Guatemalan civil society warns U.S. that 'forced migration' will not stop until impunity rooted out

Sofia Menchu
·3-min read
FILE PHOTO: Guatemala's president, Alejandro Giammattei, speaks during February 2020 news conference in Guatemala City

By Sofia Menchu

GUATEMALA CITY (Reuters) -U.S. Vice President Kamala Harris promised U.S. support to tackle issues such as corruption, in meetings with Guatemalan civil society leaders on Tuesday as the United States seeks to stop an increasing number of migrants fleeing the region.

"I'd love to get your thoughts on policies and in particular which U.S. policies ... have and have not worked in the past," Harris told the virtual roundtable.

President Joe Biden tapped Harris to lead U.S. efforts with Mexico, Honduras, El Salvador and Guatemala as his administration grapples with the growing number of families and unaccompanied minors arriving at the U.S. border.

Former Guatemalan Vice President Eduardo Stein, who took part in the discussion, said he told Harris that "forced migration" would not stop until corruption and impunity were addressed.

"I insisted that there are sufficient indications that organized crime and structures of corruption are infecting public institutions and are trying to co-opt the public decision-making centers of the Guatemalan state," said Stein.

The meeting came one day after Harris met virtually with Guatemalan President Alejandro Giammattei and U.S. sanctions were imposed on Felipe Alejos Lorenzana, an elected member of Guatemala's Congress, and Gustavo Adolfo Alejos Cambara, chief of staff under former President Alvaro Colom, over corruption allegations.

Felipe Alejos Lorenzana and Gustavo Adolfo Alejos Cambara did not respond to Reuters' requests for comment.

Speaking to local media, Felipe Alejos said he learned of the U.S. sanctions through news reports.

"At this moment, I have no opinion in respect to the matter," he said.

Alvaro Montenegro, representative of the Justice Now Movement, who took part in the meeting, said he thanked Harris for Monday's sanctions and stressed that more should follow. He added that Harris did not respond directly to his appeal.

While top U.S. officials have railed against corruption in Guatemala and other Central American nations, frictions have emerged between Washington and Central American governments.

Guatemalan lawmakers refused this month to swear in a corruption-fighting judge, Constitutional Court President Gloria Porras, despite her having the support of the United States.

On Monday, the Constitutional Court ruled against a motion seeking to allow Porras to take her seat on the bench.

Another participant in Tuesday's meeting, Salvador Biguria, vice president of the business group the Foundation for the Development of Guatemala (FUNDESA), appealed to Harris' background as the former attorney general of California.

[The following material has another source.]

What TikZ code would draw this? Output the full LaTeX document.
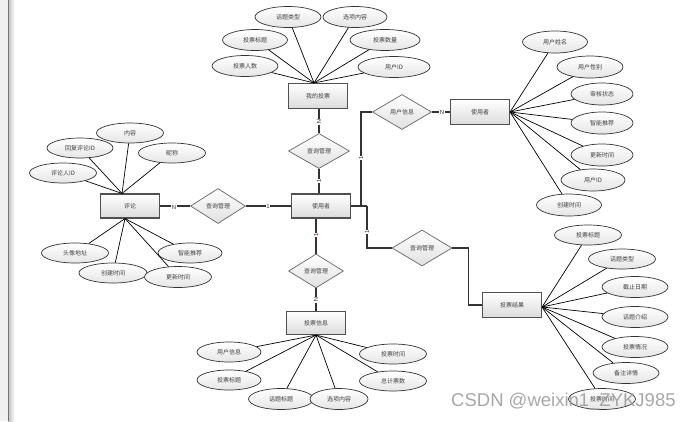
\documentclass[tikz,border=0pt]{standalone}
\usepackage{fontspec}
\newfontfamily\cjk{Noto Sans CJK SC}
\newfontfamily\wmfont{Liberation Sans}
\usetikzlibrary{shapes.geometric}
\definecolor{txt}{HTML}{404040}
\definecolor{bord}{HTML}{505050}
\tikzset{
  base/.style={font=\cjk\fontsize{6}{7}\selectfont, text=txt, inner sep=0pt},
  entity/.style={base, rectangle, draw=bord, line width=1.1pt, top color=white, bottom color=black!14, minimum width=59pt, minimum height=24pt},
  attr/.style={base, ellipse, draw=black!80, line width=0.7pt, top color=white, bottom color=black!10, minimum width=66pt, minimum height=21pt},
  rel/.style={base, diamond, draw=black!60, line width=0.7pt, top color=white, bottom color=black!12, minimum width=60pt, minimum height=35pt},
  al/.style={line width=0.7pt, black},
  rl/.style={line width=1.1pt, black!80},
  card/.style={font=\wmfont\fontsize{6}{7}\selectfont, fill=white, inner sep=0.5pt, text=black!80}
}
\begin{document}
\begin{tikzpicture}[x=1pt,y=-1pt]
\useasboundingbox (0,0) rectangle (692,421);
\fill[white] (0,0) rectangle (692,421);
% left window strip
\fill[black!6] (0,0) rectangle (8,421);
\shade[left color=black!25, right color=white] (8,0) rectangle (15,421);
\draw[black!55, line width=0.8pt] (8,0) -- (8,421);

% ---------- top: 我的投票 ----------
\node[entity, minimum height=25pt] (wt) at (318,96) {我的投票};
\node[attr] (wa1) at (288,17) {话题类型};
\node[attr, minimum width=64pt] (wa2) at (355,17) {选项内容};
\node[attr, minimum width=65pt] (wa3) at (255,40) {投票标题};
\node[attr, minimum width=70pt] (wa4) at (385,40) {投票数量};
\node[attr] (wa5) at (245,66) {投票人数};
\node[attr, minimum width=72pt] (wa6) at (394,67) {用户ID};
\coordinate (wtc) at ([xshift=-4pt]wt.north);
\foreach \a in {wa1,wa2,wa3,wa4,wa5,wa6} \draw[al] (wtc) -- (\a);

% ---------- center ----------
\node[rel, minimum width=61pt] (d1) at (319,151) {查询管理};
\node[entity] (u) at (321,206) {使用者};
\draw[rl] (d1.north) -- (d1.north |- wt.south);
\draw[rl] (d1.south) -- (d1.south |- u.north);
\node[card, rotate=-90] (l1) at (319,122) {N};
\node[card, rotate=90] (l2) at (319,181) {1};

% ---------- left: 评论 ----------
\node[rel, minimum width=55pt] (d0) at (218,206) {查询管理};
\node[entity] (c) at (130,206) {评论};
\draw[rl] (c.east) -- (d0.west);
\draw[rl] (d0.east) -- (u.west);
\node[card] (l3) at (174,207) {N};
\node[card] (l4) at (268,206) {1};
\node[attr, minimum width=67pt, minimum height=20pt] (ca1) at (130,133) {内容};
\node[attr, minimum height=20pt] (ca2) at (80,148) {回复评论ID};
\node[attr, minimum width=67pt, minimum height=20pt] (ca3) at (172,153) {昵称};
\node[attr, minimum width=67pt, minimum height=20pt] (ca4) at (63,173) {评论人ID};
\coordinate (ctop) at ([xshift=-8pt]c.north);
\foreach \a in {ca1,ca2,ca3,ca4} \draw[al] (ctop) -- (\a);
\node[attr, minimum width=67pt, minimum height=20pt] (cb1) at (75,253) {头像地址};
\node[attr, minimum width=68pt, minimum height=20pt] (cb2) at (113,273) {创建时间};
\node[attr, minimum width=67pt, minimum height=21pt] (cb3) at (178,277) {更新时间};
\node[attr, minimum width=64pt, minimum height=20pt] (cb4) at (190,253) {智能推荐};
\coordinate (cbot) at ([xshift=-5pt]c.south);
\foreach \a in {cb1,cb2,cb3,cb4} \draw[al] (cbot) -- (\a);

% ---------- right top: 使用者 ----------
\coordinate (j1) at (361,206);
\coordinate (j2) at (367,206);
\node[rel, minimum width=59pt] (d2) at (402,112) {用户信息};
\node[entity, minimum height=25pt] (s) at (480,112) {使用者};
\draw[rl] (u.east) -- (j2);
\draw[rl] (j1) |- (d2.west);
\draw[rl] (d2.east) -- (s.west);
\node[card, rotate=90] (l5) at (361,158) {1};
\node[card] (l6) at (442,112) {N};
\node[attr, minimum width=65pt, minimum height=22pt] (sa1) at (555,42) {用户姓名};
\node[attr, minimum height=22pt] (sa2) at (590,67) {用户性别};
\node[attr, minimum width=62pt, minimum height=22pt] (sa3) at (602,94) {审核状态};
\node[attr, minimum width=62pt, minimum height=22pt] (sa4) at (602,123) {智能推荐};
\node[attr, minimum width=62pt, minimum height=22pt] (sa5) at (602,155) {更新时间};
\node[attr, minimum width=64pt, minimum height=22pt] (sa6) at (593,180) {用户ID};
\node[attr, minimum width=65pt, minimum height=22pt] (sa7) at (569,205) {创建时间};
\foreach \a in {sa1,sa2,sa3,sa4,sa5,sa6,sa7} \draw[al] (s.east) -- (\a);

% ---------- right bottom: 投票结果 ----------
\node[rel, minimum height=36pt] (d3) at (422,248) {查询管理};
\node[entity, minimum height=25pt] (r) at (512,305) {投票结果};
\draw[rl] (j2) |- (d3.west);
\draw[rl] (d3.east) -- ++(16,0) |- (r.west);
\node[card, rotate=90] (l7) at (367,232) {1};
\node[attr, minimum width=67pt, minimum height=20pt] (ra1) at (588,235) {投票标题};
\node[attr, minimum width=67pt, minimum height=20pt] (ra2) at (622,259) {话题类型};
\node[attr, minimum height=21pt] (ra3) at (635,287) {截止日期};
\node[attr, minimum height=21pt] (ra4) at (635,317) {话题介绍};
\node[attr, minimum height=21pt] (ra5) at (635,347) {投票情况};
\node[attr, minimum height=21pt] (ra6) at (626,373) {备注详情};
\node[attr, minimum width=67pt, minimum height=21pt] (ra7) at (602,399) {投票时间};
\coordinate (rc) at ([yshift=-2pt]r.east);
\foreach \a in {ra1,ra2,ra3,ra4,ra5,ra6,ra7} \draw[al] (rc) -- (\a);

% ---------- bottom: 投票信息 ----------
\node[rel, minimum width=55pt, minimum height=34pt] (d4) at (316,271) {查询管理};
\node[entity, minimum height=23pt] (v) at (316,323) {投票信息};
\draw[rl] (d4.north) -- (d4.north |- u.south);
\draw[rl] (d4.south) -- (v.north);
\node[card, rotate=90, text=red!60!black] (l8) at (316,235) {1};
\node[card, rotate=-90] (l9) at (316,300) {N};
\node[attr, minimum width=64pt, minimum height=20pt] (va1) at (229,352) {用户信息};
\node[attr, minimum width=64pt, minimum height=20pt] (va2) at (229,380) {投票标题};
\node[attr, minimum width=65pt, minimum height=21pt] (va3) at (281,399) {话题标题};
\node[attr, minimum width=58pt, minimum height=21pt] (va4) at (339,399) {选项内容};
\node[attr, minimum width=67pt, minimum height=20pt] (va5) at (393,354) {投票时间};
\node[attr, minimum width=67pt, minimum height=20pt] (va6) at (393,381) {总计票数};
\foreach \a in {va1,va2,va3,va4,va5,va6} \draw[al] (v.south) -- (\a);

% watermark
\node[font=\wmfont\fontsize{18.5}{20}\selectfont, text=black!40, opacity=0.85, anchor=west, inner sep=0pt] (wm) at (451,402) {CSDN @weixin1\_ZYKJ985};
\end{tikzpicture}
\end{document}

"As a former prosecutor, Madame Vice President, you know well that the certainty of punishment is more effective than the severity of such punishment," he told Harris. "In Guatemala, the reality is that there are little consequences for most crimes."

On Monday, the White House announced an additional $310 million in U.S. government support for humanitarian relief and to address food insecurity in Guatemala, Honduras and El Salvador.

The humanitarian aid includes $125 million from USAID to deal with repeated droughts, food shortages and the COVID-19 pandemic, along with $104 million from the U.S. State Department to help with the safety and protection of refugees and asylum seekers.